Putu menilai pengelolaan air yang benar dapat menurunkan potensi terjadi konflik. Menurutnya, sudah banyak negara yang mengalami konflik karena air contohnya di Sungai Nil. Sementara itu telah terjadi perselisihan selama 10 tahun antara Mesir dan Ethiopia mengenai pasokan air di Sungai Nil. Kedua pihak mencari solusi internasional, namun perundingan yang dipimpin oleh Departemen Luar Negeri AS–dan diikuti oleh Uni Eropa dan PBB–hanya menghasilkan sedikit kesepakatan setelah empat tahun.

"Tentu kita harus merawat menata air bagaimana kita juga jangan sampai air ini menimbulkan konflik.

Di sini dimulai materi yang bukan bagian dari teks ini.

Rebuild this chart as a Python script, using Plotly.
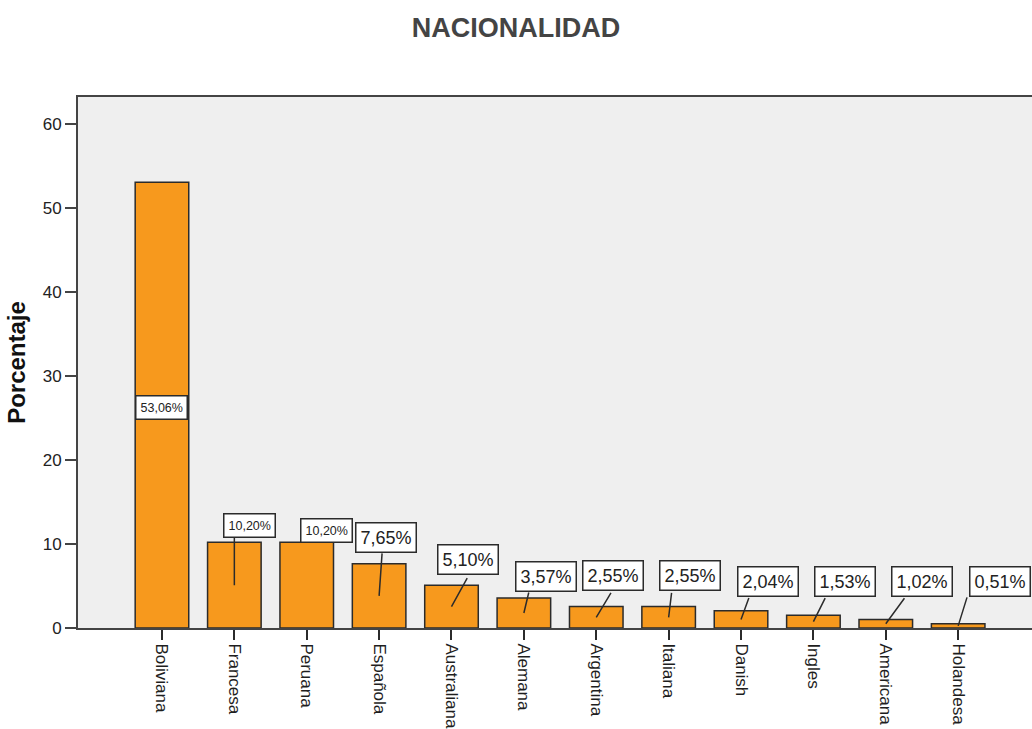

Karena banyak negara sudah mulai ada konflik terhadap air di Sungai Nil, jadi Afrika ini sudah menjadi konflik. Nah tentu karena belum menuju potensi itu tentu kita harus mengelola bersama. Kita cari komitmen bersama agar akses terhadap air ini khususnya air bersih bisa diterima oleh masyarakat. Jadi artinya bisa diterima langsung dan masyarakat mendapat kesejahteraan jangan ada beban biaya yang tinggi untuk akses terhadap air," ujar Putu.

Putu mengatakan bahwa forum tersebut sangat monumental, maka dari itu awal yang baik adalah menyukseskannya. Selain itu, forum tersebut juga menjadi komitmen bagaimana menggerakkan aksi parlemen untuk peduli terhadap air dan pada akhirnya memberikan kesejahteraan kepada masyarakat.

Dengan tema WWF kali ini, “Mobilizing Parliamentary Action on Water For Shared Prosperity”, Putu menjelaskan Parlemen di WWF mengeluarkan sebuah dokumen antara komitmen bersama maupun deklarasi.

Staf Khusus (Stafsus) Menteri Pekerjaan Umum dan Perumahan Rakyat (PUPR) Bidang Manajemen Sumber Daya Air itu juga mengatakan bahwa sektor swasta memiliki peran kritikal dalam peta jalan menuju kemakmuran bersama itu.

Industri pertambangan, perkebunan, dan manufaktur adalah pada urutan pemain utama dalam penggunaan sumber daya air untuk menopang aktivitas usaha mereka.

“Mereka juga memiliki potensi signifikan dalam mencemari badan air jika air yang mereka ambil dan manfaatkan atau dipakai kemudian menjadi air limbah yang tidak dikelola dan diolah,” imbuh Ali.


Menurutnya, keterlibatan aktif sektor swasta dalam World Water Forum ke-10 ini esensial untuk mengembangkan kerangka kerja kolaboratif yang menyeimbangkan pertumbuhan ekonomi dengan kelestarian lingkungan berkelanjutan.

Menurut Ali, tanggung jawab sosial dan lingkungan (TJSL) merupakan platform berusaha di era Industri 4.0 yang sudah mulai banyak diadopsi oleh industri dari berbagai bidang telah menemukan medium terbaiknya pada World Water Forum ke-10.

“Kesuksesan forum ini tidak hanya diukur dari keberhasilan penyelenggaraan acara, tetapi juga dari komitmen yang tercipta, kerja sama yang dibangun, dan aksi nyata yang dihasilkan,” imbuhnya.

Sebanyak 244 sesi dalam forum tersebut diharapkan dapat memberikan hasil konkret mengenai pengarusutamaan pengelolaan air terpadu untuk pulau-pulau kecil atau Integrated Water Resources Management (IWRM) on Small Islands, pembentukan pusat keunggulan atau praktik terbaik untuk ketahanan air dan iklim atau Centre of Excellence on Water and Climate Resilience (COE), serta penetapan World Lake Day (WLD) atau Hari Danau Sedunia.